Crushed grains will go stale a lot faster. I don’t store my grains crushed so I cannot say how long this takes exactly, but imagine how long an opened box of corn flakes will last as compared to an unopened box. Maybe a couple of months? Not any longer than that. Perhaps if you vacuum sealed them, they would last longer… but who wants to go through that kind of trouble.

It all depends on exposure to air and humidity. Uncrushed grain will stay good pretty much indefinitely if it is stored in a sealed container.

That’s about what I thought. Oh, well. I’m not opposed to vacuum sealing if that will do the trick, and it’s certainly cheaper than a grain mill. Worst case scenario, I toss the occasional few ounces of grain on someone’s compost heap. :slight_smile:

A follow up to Dave’s post.

I’m with you on smaller batches. My only problems is yeast. What I tend to do two batches and split the yeast between them.

Question: Can you use half of a package of dry yeast and then freeze the other half? What about liquid yeast (especially White Labs)?

Thanks,
Rafal

[quote=“Adso of Sierpc”]A follow up to Dave’s post.

I’m with you on smaller batches. My only problems is yeast. What I tend to do two batches and split the yeast between them.

Question: Can you use half of a package of dry yeast and then freeze the other half? What about liquid yeast (especially White Labs)?

Thanks,
Rafal[/quote]

I see no reason why you couldn’t freeze half a packet of dry yeast. I’d put fold the packet over a couple times and stick it in a ziplock bag. I have an extra packet of dry yeast in the freezer right now.

Liquid would probably be more of an issue since a lot of it comes in smack packs that are not really re-sealable. I would imagine the White Labs would be alright though. You may have to do a starter after freezing liquid yeast though.

You can use half a pack of yeast. But do not freeze it. Freezing can kill it. Refrigeration is appropriate.

A vial/pack of liquid yeast is just about the right amount for a 2.5-3 gallon batch of ale, since it is about half what you want for a 5 gallon batch, depending on the gravity.

For my small batches with White Labs yeast, personally I use half a vial but I make a starter. If I was in a hurry I might just throw the whole vial in and skip the starter, but this is still risky. I prefer to use dry yeast as often as possible, then I can use a half a pack without a starter and it’s just a lot easier. All kept in the refrigerator – do not freeze.

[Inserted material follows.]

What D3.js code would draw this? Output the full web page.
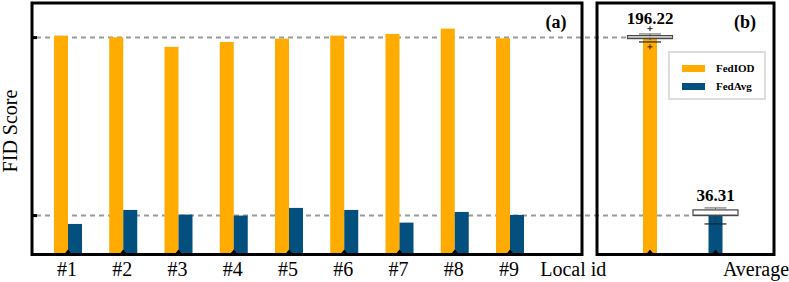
<!DOCTYPE html>
<html>
<head>
<meta charset="utf-8">
<script src="https://cdn.jsdelivr.net/npm/d3@7.9.0/dist/d3.min.js"></script>
<style>
  body { margin: 0; background: #fff; }
  svg { display: block; }
</style>
</head>
<body>
<svg id="chart" width="789" height="282" font-family="'Liberation Serif', 'DejaVu Serif', serif"></svg>
<script>
// values
const clients = ['#1', '#2', '#3', '#4', '#5', '#6', '#7', '#8', '#9'];
const fediod = [198.0, 196.5, 187.9, 192.3, 195.3, 198.0, 199.5, 204.3, 195.6];
const fedavg = [28.8, 41.4, 37.2, 36.3, 43.2, 41.4, 30.0, 39.6, 36.9];
const methods = ['FedIOD', 'FedAvg'];
const averages = [196.22, 36.31];
const colors = ['#FFAB00', '#03507E'];

const svg = d3.select('#chart');
const frameTop = 3, frameBottom = 254.5;
const panelA = { x0: 32, x1: 582 };
const panelB = { x0: 597, x1: 774 };
const barW = 14;

const y = d3.scaleLinear().domain([0, 230]).range([256, 0]);
const x = d3.scaleLinear().domain([1, 10]).range([68, 565.25]);
const xb = d3.scalePoint().domain(methods).range([650, 715.5]);

// dashed reference lines at the averages
const dashEnds = [627, 692];
averages.forEach((v, i) => {
  svg.append('line')
    .attr('x1', panelA.x0 + 4).attr('x2', dashEnds[i])
    .attr('y1', y(v)).attr('y2', y(v))
    .attr('stroke', '#9a9a9a').attr('stroke-width', 2)
    .attr('stroke-dasharray', '5,4');
});

// panel (a) bars
const gA = svg.append('g');
gA.selectAll('rect.iod').data(fediod).join('rect')
  .attr('x', (d, i) => x(i + 1) - barW)
  .attr('y', d => y(d))
  .attr('width', barW)
  .attr('height', d => y(0) - y(d))
  .attr('fill', colors[0]);
gA.selectAll('rect.avg').data(fedavg).join('rect')
  .attr('x', (d, i) => x(i + 1))
  .attr('y', d => y(d))
  .attr('width', barW)
  .attr('height', d => y(0) - y(d))
  .attr('fill', colors[1]);

// panel (b) bars
svg.selectAll('rect.mean').data(averages).join('rect')
  .attr('x', (d, i) => xb(methods[i]) - barW / 2)
  .attr('y', d => y(d))
  .attr('width', barW)
  .attr('height', d => y(0) - y(d))
  .attr('fill', (d, i) => colors[i]);

// box plots over the averages
[fediod, fedavg].forEach((vals, i) => {
  const s = vals.slice().sort(d3.ascending);
  const q1 = d3.quantile(s, 0.25), q3 = d3.quantile(s, 0.75), med = d3.quantile(s, 0.5);
  const iqr = q3 - q1;
  const inside = s.filter(v => v >= q1 - 1.5 * iqr && v <= q3 + 1.5 * iqr);
  const lo = d3.min(inside), hi = d3.max(inside);
  const fliers = s.filter(v => v < lo || v > hi);
  const cx = xb(methods[i]);
  const g = svg.append('g');
  g.append('line').attr('x1', cx).attr('x2', cx).attr('y1', y(hi)).attr('y2', y(lo))
    .attr('stroke', '#333').attr('stroke-width', 1).attr('stroke-dasharray', '1,1.5');
  [hi, lo].forEach((w, k) => {
    g.append('line').attr('x1', cx - 11).attr('x2', cx + 11)
      .attr('y1', y(w)).attr('y2', y(w))
      .attr('stroke', k === 0 ? '#777' : '#222').attr('stroke-width', 1.2);
  });
  g.append('rect')
    .attr('x', cx - 22.5).attr('y', y(q3))
    .attr('width', 45).attr('height', y(q1) - y(q3))
    .attr('fill', '#fff').attr('fill-opacity', i === 0 ? 0.45 : 0.9)
    .attr('stroke', '#444').attr('stroke-width', 1.2);
  g.append('line').attr('x1', cx - 22.5).attr('x2', cx + 22.5)
    .attr('y1', y(med)).attr('y2', y(med))
    .attr('stroke', '#888').attr('stroke-width', 0.8);
  g.selectAll('path.flier').data(fliers).join('path')
    .attr('d', d => `M${cx - 2.5},${y(d)} H${cx + 2.5} M${cx},${y(d) - 2.5} V${y(d) + 2.5}`)
    .attr('stroke', '#222').attr('stroke-width', 1);
  svg.append('text')
    .attr('x', cx).attr('y', i === 0 ? 24 : 201)
    .attr('text-anchor', 'middle')
    .attr('font-size', 17).attr('font-weight', 'bold')
    .text(averages[i].toFixed(2));
});

// small markers at the base
const baseMarks = clients.map((c, i) => x(i + 1)).concat(methods.map(m => xb(m)));
svg.selectAll('path.mark').data(baseMarks).join('path')
  .attr('d', d => `M${d - 4},${frameBottom} L${d},${frameBottom - 5} L${d + 4},${frameBottom} Z`)
  .attr('fill', '#000');

// frames
[panelA, panelB].forEach(p => {
  svg.append('rect')
    .attr('x', p.x0).attr('y', frameTop)
    .attr('width', p.x1 - p.x0).attr('height', frameBottom - frameTop)
    .attr('fill', 'none').attr('stroke', '#000').attr('stroke-width', 3);
});

// y ticks on the left frame
averages.forEach(v => {
  svg.append('line')
    .attr('x1', panelA.x0).attr('x2', panelA.x0 + 5)
    .attr('y1', y(v)).attr('y2', y(v))
    .attr('stroke', '#000').attr('stroke-width', 3);
});

// x tick labels
svg.selectAll('text.xt').data(clients).join('text')
  .attr('x', (d, i) => x(i + 1) - 1)
  .attr('y', 276)
  .attr('text-anchor', 'middle')
  .attr('font-size', 20)
  .text(d => d);
svg.append('text').attr('x', x(10) + 8).attr('y', 276)
  .attr('text-anchor', 'middle').attr('font-size', 20).text('Local id');
svg.append('text').attr('x', 756).attr('y', 276)
  .attr('text-anchor', 'middle').attr('font-size', 20).text('Average');

// y label
svg.append('text')
  .attr('transform', 'translate(17,131) rotate(-90)')
  .attr('text-anchor', 'middle')
  .attr('font-size', 20)
  .text('FID Score');

// panel tags
svg.append('text').attr('x', 556).attr('y', 28).attr('text-anchor', 'middle')
  .attr('font-size', 18).attr('font-weight', 'bold').text('(a)');
svg.append('text').attr('x', 745).attr('y', 28).attr('text-anchor', 'middle')
  .attr('font-size', 18).attr('font-weight', 'bold').text('(b)');

// legend
const lg = svg.append('g');
lg.append('rect').attr('x', 669).attr('y', 52).attr('width', 96).attr('height', 47)
  .attr('fill', '#fff').attr('stroke', '#ddd').attr('stroke-width', 2);
methods.forEach((m, i) => {
  lg.append('rect').attr('x', 682).attr('y', 65 + i * 18).attr('width', 23).attr('height', 7)
    .attr('fill', colors[i]);
  lg.append('text').attr('x', 716).attr('y', 72 + i * 18)
    .attr('font-size', 11).attr('font-weight', 'bold').text(m);
});
</script>
</body>
</html>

you can buy a very small amount of ingredients because its work nice sometimes.

I guess I should research the cost of buying individual ingredients vs. the kits. Of course, if I can keep the unused half of the 5 gal kit for, say, six months…then I’m good…but I’m betting the crushed grain might be an issue.

It’s not a space issue, so doing the 5 gal kits in double batches doesn’t help…and sure, I can go through a couple cases but the thing is, at least right now while I’m experimenting, I want to brew every couple weeks, something different. At 5 gal amounts, I can see that adding up quickly.